The apple doesn’t fall far from the tree.
I fix myself a cup of coffee, then I go back to the living room to watch Midday – or, as I call it, breakfast television. I have a serious thing for Elaine Crowley and it’s never going away.
I actually love the show as well because you end up finding out a lot about women – as in
what they want, why they sometimes act the way they do and how their minds can sometimes work.
And it’s as I’m sitting there, thinking about the complicated nature of the female mind, that a thought suddenly hits me like a focking diesel train.
Jesus Christ.
No.
I jump up off the sofa and I literally sprint out of the room, then out to the gorden, where Honor is swinging her foot at the last daffodil standing.
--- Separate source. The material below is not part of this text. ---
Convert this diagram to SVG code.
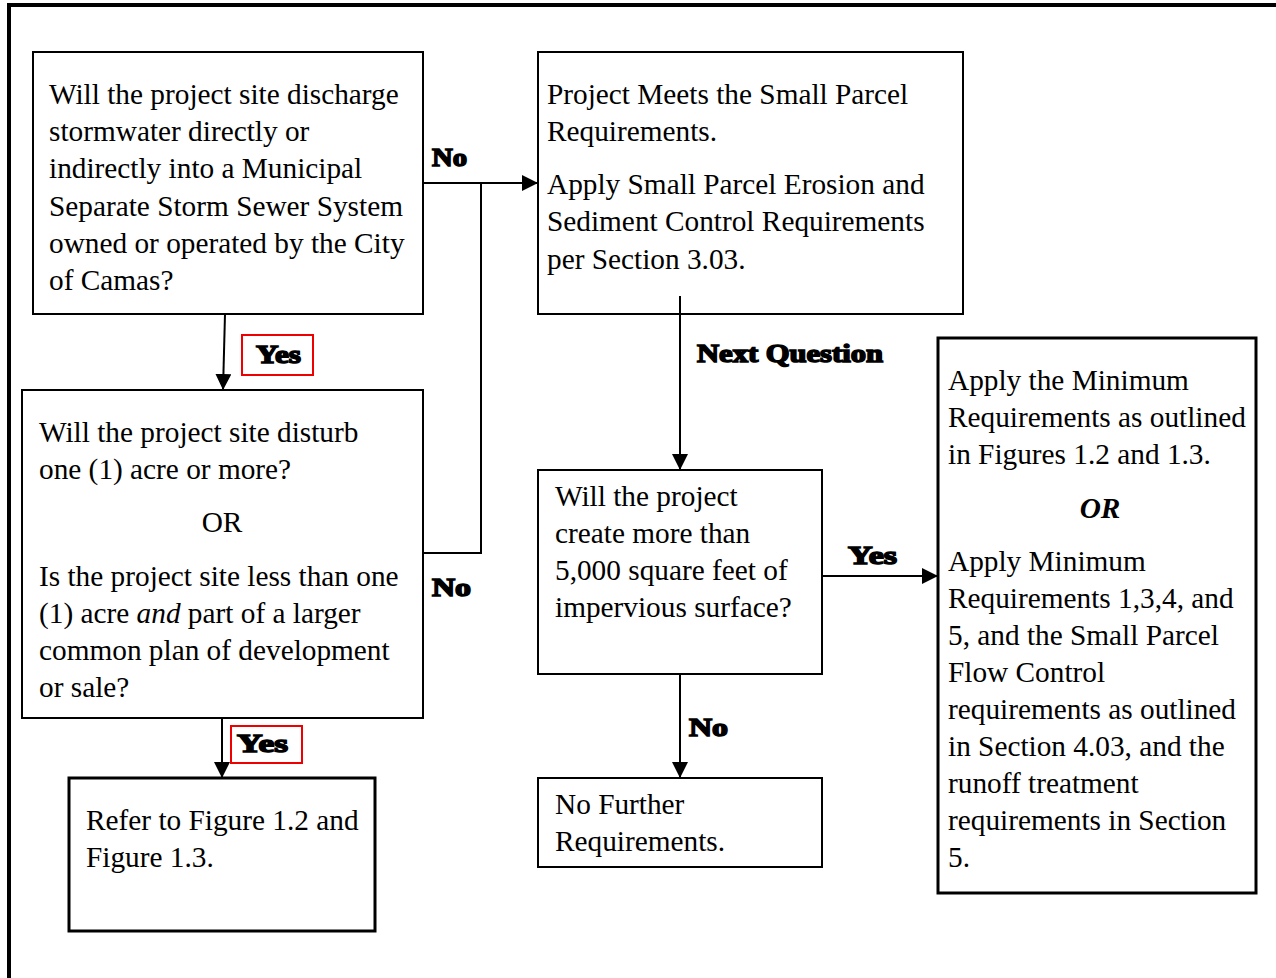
<svg xmlns="http://www.w3.org/2000/svg" width="1276" height="978" viewBox="0 0 1276 978">
<defs>
<marker id="ah" viewBox="0 0 10 10" refX="10" refY="5" markerWidth="16" markerHeight="16" markerUnits="userSpaceOnUse" orient="auto"><path d="M0,0 L10,5 L0,10 z" fill="#000"/></marker>
<style>
.box{fill:#fff;stroke:#000;stroke-width:2}
.tbox{fill:#fff;stroke:#000;stroke-width:3}
.t{font-family:"Liberation Serif","Times New Roman",serif;font-size:29.3px;fill:#000}
.lbl{font-family:"Liberation Serif","Times New Roman",serif;font-size:26px;font-weight:900;fill:#000;stroke:#000;stroke-width:1.6}
.ln{fill:none;stroke:#000;stroke-width:2}
.red{fill:#fff;stroke:#e00;stroke-width:2}
</style>
</defs>
<rect width="1276" height="978" fill="#fff"/>
<path d="M9,978 V5 H1276" fill="none" stroke="#000" stroke-width="4"/>
<g id="q1">
<rect class="box" x="33" y="52" width="390" height="262"/>
<text class="t" x="49" y="104">Will the project site discharge</text>
<text class="t" x="49" y="141">stormwater directly or</text>
<text class="t" x="49" y="178">indirectly into a Municipal</text>
<text class="t" x="49" y="216">Separate Storm Sewer System</text>
<text class="t" x="49" y="253">owned or operated by the City</text>
<text class="t" x="49" y="290">of Camas?</text>
</g>
<g id="smallparcel">
<rect class="box" x="538" y="52" width="425" height="262"/>
<text class="t" x="547" y="104">Project Meets the Small Parcel</text>
<text class="t" x="547" y="141">Requirements.</text>
<text class="t" x="547" y="194">Apply Small Parcel Erosion and</text>
<text class="t" x="547" y="231">Sediment Control Requirements</text>
<text class="t" x="547" y="269">per Section 3.03.</text>
</g>
<g id="q2">
<rect class="box" x="22" y="390" width="401" height="328"/>
<text class="t" x="39" y="442">Will the project site disturb</text>
<text class="t" x="39" y="479">one (1) acre or more?</text>
<text class="t" x="222" y="532" text-anchor="middle">OR</text>
<text class="t" x="39" y="586">Is the project site less than one</text>
<text class="t" x="39" y="623">(1) acre <tspan font-style="italic">and</tspan> part of a larger</text>
<text class="t" x="39" y="660">common plan of development</text>
<text class="t" x="39" y="697">or sale?</text>
</g>
<g id="q3">
<rect class="box" x="538" y="470" width="284" height="204"/>
<text class="t" x="555" y="506">Will the project</text>
<text class="t" x="555" y="543">create more than</text>
<text class="t" x="555" y="580">5,000 square feet of</text>
<text class="t" x="555" y="617">impervious surface?</text>
</g>
<g id="minreq">
<rect class="tbox" x="938" y="338" width="318" height="555"/>
<text class="t" x="948" y="390">Apply the Minimum</text>
<text class="t" x="948" y="427">Requirements as outlined</text>
<text class="t" x="948" y="464">in Figures 1.2 and 1.3.</text>
<text class="t" x="1100" y="518" text-anchor="middle" font-weight="bold" font-style="italic">OR</text>
<text class="t" x="948" y="571">Apply Minimum</text>
<text class="t" x="948" y="608">Requirements 1,3,4, and</text>
<text class="t" x="948" y="645">5, and the Small Parcel</text>
<text class="t" x="948" y="682">Flow Control</text>
<text class="t" x="948" y="719">requirements as outlined</text>
<text class="t" x="948" y="756">in Section 4.03, and the</text>
<text class="t" x="948" y="793">runoff treatment</text>
<text class="t" x="948" y="830">requirements in Section</text>
<text class="t" x="948" y="867">5.</text>
</g>
<g id="refer">
<rect class="tbox" x="69" y="778" width="306" height="153"/>
<text class="t" x="86" y="830">Refer to Figure 1.2 and</text>
<text class="t" x="86" y="867">Figure 1.3.</text>
</g>
<g id="nofurther">
<rect class="box" x="538" y="778" width="284" height="89"/>
<text class="t" x="555" y="814">No Further</text>
<text class="t" x="555" y="851">Requirements.</text>
</g>
<g id="connectors">
<line class="ln" x1="423" y1="183" x2="538" y2="183" marker-end="url(#ah)"/>
<polyline class="ln" points="423,553 481,553 481,183"/>
<line class="ln" x1="225" y1="314" x2="223" y2="390" marker-end="url(#ah)"/>
<line class="ln" x1="222" y1="718" x2="222" y2="778" marker-end="url(#ah)"/>
<line class="ln" x1="680" y1="296" x2="680" y2="470" marker-end="url(#ah)"/>
<line class="ln" x1="822" y1="576" x2="938" y2="576" marker-end="url(#ah)"/>
<line class="ln" x1="680" y1="674" x2="680" y2="778" marker-end="url(#ah)"/>
<text class="lbl" x="432" y="166" textLength="35" lengthAdjust="spacingAndGlyphs">No</text>
<rect class="red" x="242" y="335" width="71" height="40"/>
<text class="lbl" x="256" y="363" textLength="45" lengthAdjust="spacingAndGlyphs">Yes</text>
<text class="lbl" x="432" y="596" textLength="39" lengthAdjust="spacingAndGlyphs">No</text>
<text class="lbl" x="697" y="362" textLength="186" lengthAdjust="spacingAndGlyphs">Next Question</text>
<text class="lbl" x="848" y="564" textLength="49" lengthAdjust="spacingAndGlyphs">Yes</text>
<text class="lbl" x="689" y="736" textLength="39" lengthAdjust="spacingAndGlyphs">No</text>
<rect class="red" x="231" y="726" width="71" height="37"/>
<text class="lbl" x="237" y="752" textLength="51" lengthAdjust="spacingAndGlyphs">Yes</text>
</g>
</svg>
She catches me just staring at her with my mouth open and she goes, ‘What the fock is your problem?’
I’m there, ‘Honor, I figured it out.’
She’s like, ‘What are you crapping on about now?’
‘It was you! Oh my God, you set Caleb up!’
She stares at me for a long time without saying a basic word. She’s possibly trying to, like, gauge how I feel about it? I actually don’t give a fock. I’m glad the little focker is out of our lives.
‘He got what he deserved,’ she eventually goes. ‘He thought he could use me to get to her.’
‘So Sorcha’s knickers and bras. You took them – and you planted them in his bag?’
She just shrugs. Doesn’t admit it, doesn’t deny it. I think she’s learned a lot from watching me over the years.
I’m there, ‘So when he said you sent him into our room to look for chocolate …’
Honor suddenly produces a bor of Galaxy from her pocket. She moves over to the swing bench and sits down. I do the same. I sit down beside her. She breaks off a chunk and offers it to me. I take it and pop it into my mouth.
She’s like, ‘How did you figure it out?’
I’m there, ‘I don’t know. I was in there watching Midday and it just hit me. I mean, when I pulled those bits and pieces out of his bag, he did seem genuinely surprised. So either he’s an incredible actor or he was stitched up. So when did you decide, like, to do it?’
‘That very first night he was here.’
‘That long ago?’
‘He was, like, all over her – and she was loving it, of course. Then every time he texted me after that, it was, Sorcha this and Sorcha that and, I’d love to see your mom’s letters from Nelson Mandela.’
‘Any excuse to get close to her, huh?’
‘And I just said to myself, Nobody focking treats me like that.’